Indexing in a nutshell

What is descriptor?

A descriptor is a characteristic extracted from an image containing a human face or body by a neural network.

What is matching?

Matching involves comparing a given descriptor with a batch of descriptors, resulting in similarity scores. Its purpose is to search for the most similar one within a user-provided set of descriptors.

What is index?

Index is a collection of user-provided set of descriptors deployed together for approximate matching.

Why approximate?

When matching a massive set of descriptors using classical brute-force methods, it becomes impossible to maintain low latency with a high request rate. Therefore, it is necessary to employ approximation techniques that trade off some accuracy for significant speed improvements. These techniques expedite the matching process by optimizing the data and creating an efficient index.

Search basics

The index structure is optimized for efficient nearest neighbor search.
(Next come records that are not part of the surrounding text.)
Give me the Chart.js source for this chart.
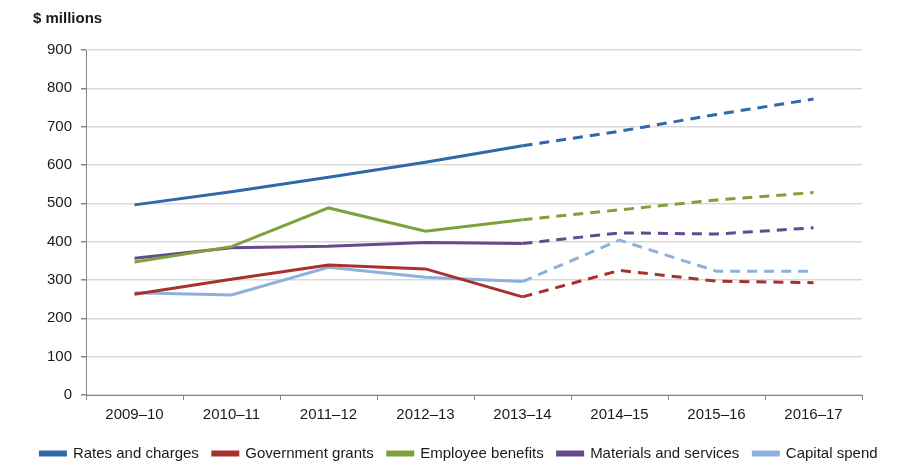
<!DOCTYPE html>
<html>
<head>
<meta charset="utf-8">
<script src="https://cdn.jsdelivr.net/npm/chart.js@4.4.0/dist/chart.umd.min.js"></script>
<style>
  html, body { margin: 0; padding: 0; background: #fff; }
  #wrap { width: 903px; height: 476px; position: relative; }
</style>
</head>
<body>
<div id="wrap"><canvas id="chart"></canvas></div>
<script>
const years = ['2009–10', '2010–11', '2011–12', '2012–13', '2013–14', '2014–15', '2015–16', '2016–17'];
const ratesAndCharges = [496, 530, 568, 607, 650, 688, 732, 772];
const governmentGrants = [263, 302, 339, 329, 256, 325, 297, 293];
const employeeBenefits = [347, 387, 488, 427, 457, 483, 509, 528];
const materialsAndServices = [357, 384, 388, 398, 395, 423, 420, 436];
const capitalSpend = [267, 261, 333, 307, 296, 404, 323, 323];
const yTicks = [0, 100, 200, 300, 400, 500, 600, 700, 800, 900];

const FONT = '"Liberation Sans", Arial, sans-serif';
const forecastFrom = 4; // from 2013-14 onward the lines are dashed

function series(label, data, color) {
  return {
    label: label,
    data: data,
    borderColor: color,
    backgroundColor: color,
    borderWidth: 3,
    pointRadius: 0,
    tension: 0,
    segment: {
      borderDash: ctx => ctx.p0DataIndex >= forecastFrom ? [10, 7] : undefined
    }
  };
}

const titlePlugin = {
  id: 'unitTitle',
  afterDraw(chart) {
    const c = chart.ctx;
    c.save();
    c.font = 'bold 15px ' + FONT;
    c.fillStyle = '#1a1a1a';
    c.textBaseline = 'middle';
    c.fillText('$ millions', 33, 19);
    c.restore();
  }
};

new Chart(document.getElementById('chart'), {
  type: 'line',
  data: {
    labels: years,
    datasets: [
      series('Rates and charges', ratesAndCharges, '#2f69a9'),
      series('Government grants', governmentGrants, '#a8312e'),
      series('Employee benefits', employeeBenefits, '#7ea13b'),
      series('Materials and services', materialsAndServices, '#674a8c'),
      series('Capital spend', capitalSpend, '#8db0dc')
    ]
  },
  options: {
    responsive: true,
    maintainAspectRatio: false,
    animation: false,
    layout: { padding: { top: 50, right: 5, left: 20, bottom: 5 } },
    plugins: {
      title: { display: false },
      tooltip: { enabled: false },
      legend: {
        position: 'bottom',
        labels: {
          boxWidth: 25,
          boxHeight: 3,
          padding: 14,
          color: '#1a1a1a',
          font: { family: FONT, size: 15 }
        }
      }
    },
    scales: {
      x: {
        offset: true,
        afterFit: axis => { axis.height = 37; },
        grid: {
          offset: true,
          drawOnChartArea: false,
          drawTicks: true,
          tickLength: 5,
          color: '#868686'
        },
        border: { color: '#868686', width: 1 },
        ticks: {
          color: '#1a1a1a',
          padding: 6,
          font: { family: FONT, size: 15 },
          maxRotation: 0
        }
      },
      y: {
        min: 0,
        max: 900,
        afterFit: axis => { axis.width = 66; },
        afterBuildTicks: axis => { axis.ticks = yTicks.map(v => ({ value: v })); },
        grid: {
          color: '#d9d9d9',
          lineWidth: 1.5,
          drawTicks: true,
          tickLength: 5,
          tickColor: '#868686'
        },
        border: { color: '#868686', width: 1 },
        ticks: {
          color: '#1a1a1a',
          padding: 9,
          font: { family: FONT, size: 15 }
        }
      },
      // empty axis on the right only to keep the plot clear of the right edge
      spacer: {
        position: 'right',
        afterFit: axis => { axis.width = 36; },
        grid: { display: false },
        border: { display: false },
        ticks: { display: false }
      }
    }
  },
  plugins: [titlePlugin]
});
</script>
</body>
</html>
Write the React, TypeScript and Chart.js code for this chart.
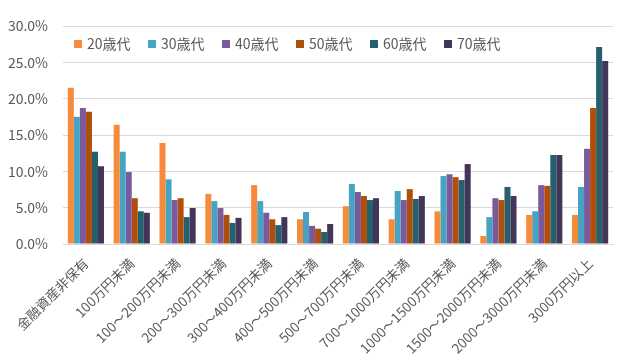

It is constructed as a dependency graph, with descriptors as its vertices. Searching within this dependency graph is performed by traversing its vertices. After moving to the first vertex, the incoming descriptor is compared with all the vertices connected to the current vertex. When the most similar vertex is found, the next comparison is performed with the vertices connected to it. After several iterations, the most similar vertex (i.e., the descriptor with the highest similarity score) is found.

Configurable parameters

The size of the dynamic list for the nearest neighbors controls the speed/accuracy trade-off during index construction and search. Higher values lead to more accurate but slower searches. You should use the LIM_MANAGER_INDEXING.EF_CONSTRUCTION and LIM_MATCHING.EF_SEARCH settings to configure these parameters.